It is not every day that I am very excited about a PR and marketing campaign in Germany. The one for thel launch of the Spy Museum is one of them, and from the middle of the summer the city was invaded by attention grabbing billboards announcing the event. Although I wanted to be among the first to check the fantastic spy adventures announced, I had to wait till the beginning of November until the visit was possible.
The building in Potsdamer Platz is offering two full floors of historical installations, presenting more or less recent historical spy stories. The lengthy presentations are available in video and written format, in English and German.The visit starts with an introduction in the history of intelligence, from the old Egypt to Rome and Joshua.
Most part of the exhibition is dedicated though to the Cold War times, that made Berlin one of the European capitals of spies. Touch screens are providing interviews about the various genesis of intelligence services in the East and in the West of Germany.
Old stories are presented into a creative interior design ambiance with special effects of lights and shadows.
When the historical introductions are too long - although very interesting, especially with former Stasi operatives, the famous East German secret police - there are some practical example set toexplain to yo how the operative work can be practised. Special secret messages can be hidden in nuts.
After you see the section dedicated to different gifts that can instantly kill everyone only by smelling, you may need a rehab. The famous umbrella that killed the Bulgarian dissident Georgi Markov in Central London in 1978 is there, still waiting for a full reconstruction of facts, many years after the crime was commited with a simple touch.

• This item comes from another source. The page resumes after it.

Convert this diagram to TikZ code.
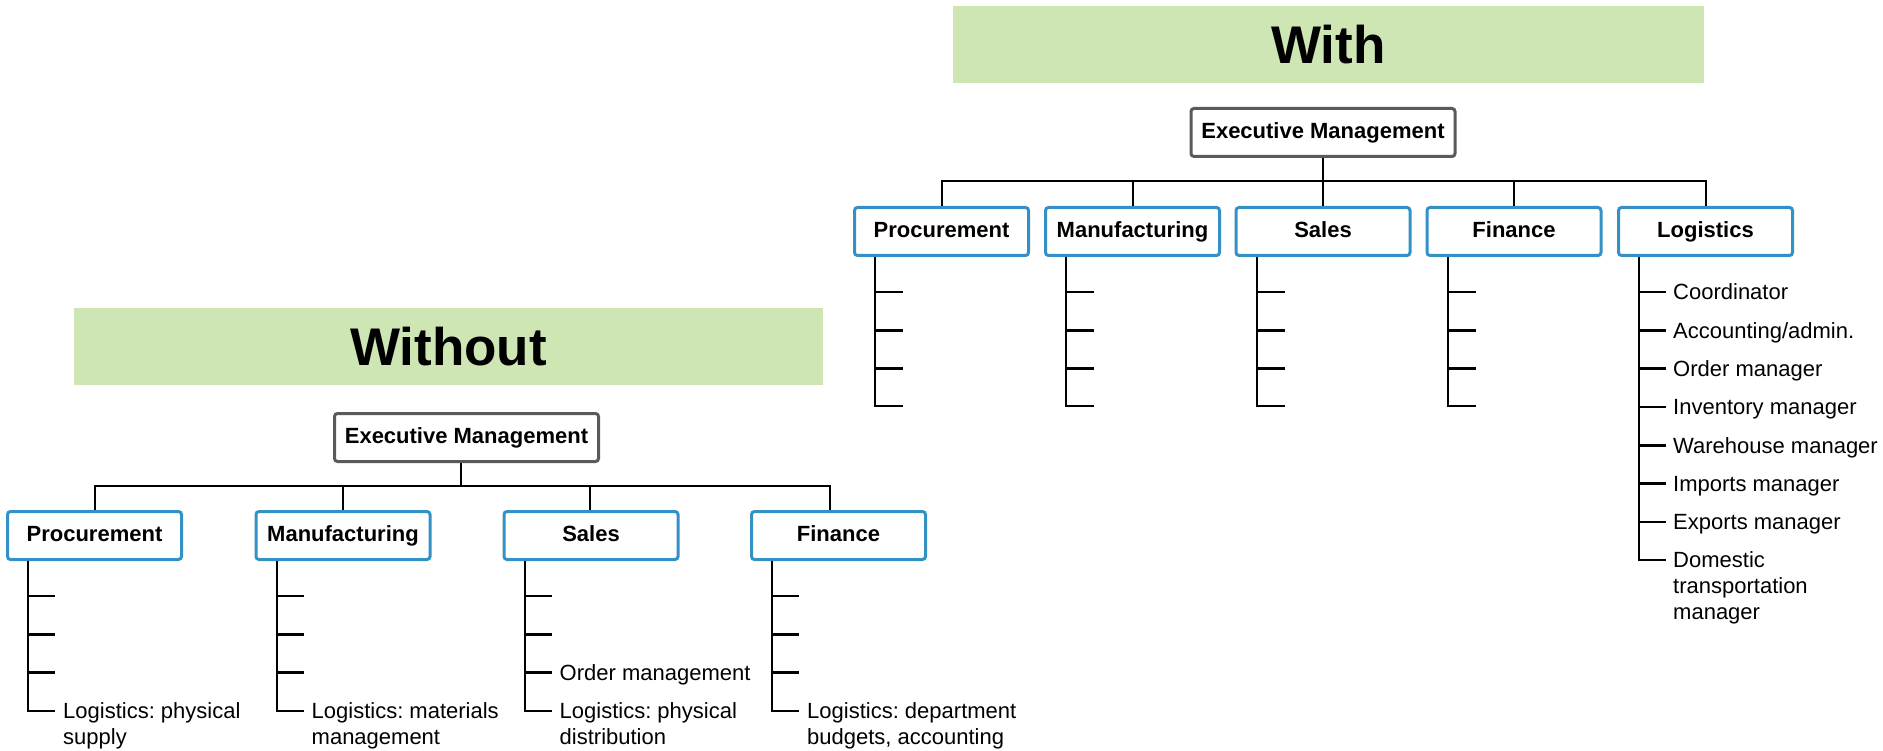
\documentclass[tikz,border=0pt]{standalone}
\usepackage{fontspec}
\setmainfont{Liberation Sans}
\usetikzlibrary{calc}
\frenchspacing
\definecolor{bannergreen}{RGB}{205,230,179}
\definecolor{boxblue}{RGB}{51,145,198}
\definecolor{boxgray}{RGB}{90,90,90}
\tikzset{
  banner/.style={fill=bannergreen, draw=none, inner sep=0pt, minimum height=77pt, font=\fontsize{53}{60}\selectfont\bfseries},
  execbox/.style={draw=boxgray, line width=3pt, rounded corners=3pt, minimum width=264pt, minimum height=48pt, fill=white, inner sep=0pt, text height=16pt, text depth=4pt, font=\fontsize{22}{26}\selectfont\bfseries},
  deptbox/.style={draw=boxblue, line width=3pt, rounded corners=3pt, minimum width=174pt, minimum height=48pt, fill=white, inner sep=0pt, text height=16pt, text depth=4pt, font=\fontsize{22}{26}\selectfont\bfseries},
  conn/.style={line width=2pt, black},
  tick/.style={line width=2.6pt, black},
  item/.style={inner sep=0pt, font=\fontsize{22}{26}\selectfont, align=left, anchor=base west},
  itemtwo/.style={inner sep=0pt, font=\fontsize{22}{26}\selectfont, align=left, anchor=north west},
}
\begin{document}
\begin{tikzpicture}[x=1pt, y=-1pt]
\useasboundingbox (0,0) rectangle (1883,751);

% ===== WITH =====
\node[banner, minimum width=751pt] (withbanner) at (1328.5,44.5) {With};
\node[execbox] (wexec) at (1323,132.5) {Executive Management};
\coordinate (wbus) at (1323,181);
\foreach \n/\x/\t in {wproc/941.5/Procurement, wmanu/1132.5/Manufacturing, wsales/1323/Sales, wfin/1514/Finance, wlog/1705.5/Logistics}{
  \node[deptbox] (\n) at (\x,231.5) {\t};
  \draw[conn] (wexec.south) -- (wexec.south |- wbus) -| (\n.north);
}
\foreach \n in {wproc, wmanu, wsales, wfin}{
  \draw[conn] ($(\n.south west)+(22,0)$) coordinate (\n trunk) -- (\n trunk |- 0,406);
  \draw[tick] (\n trunk |- 0,406) ++(-1,0) -- ++(29,0);
  \foreach \y in {292,330.3,368.6}{
    \draw[tick] (\n trunk |- 0,\y) -- ++(28,0);
  }
}
% Logistics items
\draw[conn] ($(wlog.south west)+(22,0)$) coordinate (wlogtrunk) -- (wlogtrunk |- 0,560.1);
\foreach \y/\t in {292/Coordinator, 330.3/Accounting\slash admin., 368.6/Order manager, 406.9/Inventory manager, 445.2/Warehouse manager, 483.5/Imports manager, 521.8/Exports manager}{
  \draw[tick] (wlogtrunk |- 0,\y) -- ++(27,0) coordinate (wtk);
  \node[item] at ($(wtk)+(7,7.8)$) {\t};
}
\draw[tick] (wlogtrunk |- 0,560.1) ++(-1,0) -- ++(28,0) coordinate (wtkl);
\node[itemtwo] (wdom) at ($(wtkl)+(7,-8.4)$) {Domestic\\transportation\\manager};

% ===== WITHOUT =====
\node[banner, minimum width=749pt] (wobanner) at (448.5,346.5) {Without};
\node[execbox] (woexec) at (466.5,437.5) {Executive Management};
\coordinate (wobus) at (461,486);
\coordinate (woexecout) at ($(woexec.south)+(-5.5,0)$);
\foreach \n/\x/\cx/\t in {woproc/94.5/95/Procurement, womanu/343/343/Manufacturing, wosales/591/590/Sales, wofin/838.5/830/Finance}{
  \node[deptbox] (\n) at (\x,535.5) {\t};
  \coordinate (\n in) at (\cx,510);
  \draw[conn] (woexecout) -- (woexecout |- wobus) -| (\n in);
}
\foreach \n/\ta/\tb in {woproc/Logistics: physical/supply, womanu/Logistics: materials/management, wosales/Logistics: physical/distribution, wofin/Logistics: department/{budgets, accounting}}{
  \draw[conn] ($(\n.south west)+(22,0)$) coordinate (\n trunk) -- (\n trunk |- 0,710.9);
  \draw[tick] (\n trunk |- 0,710.9) ++(-1,0) -- ++(28,0) coordinate (\n last);
  \node[itemtwo] at ($(\n last)+(8,-8.4)$) {\ta\\\tb};
  \foreach \y in {596,634.3,672.6}{
    \draw[tick] (\n trunk |- 0,\y) -- ++(27,0);
  }
}
\path ($(wosales.south west)+(22,0)$) coordinate (wosalestrunk);
\node[item] (woorder) at ($(wosalestrunk |- 0,672.6)+(35,7.8)$) {Order management};
\end{tikzpicture}
\end{document}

True is that at the end of the long visit I really felt overwhelmed about too much information, like I was at the end of a long class in the history of intelligence. Some colourful covers of James Bond movies brought everything back to the entertainment work.
I had a different impression about what a spy museum should be, expecting more action and intelligence challenges, also for the visitor. But I am sure also that the usual glamour we associate with this kind of work is rather the result of wishful thinking. The Spy Museum in Berlin provides lessons of history and for now, it might be enough.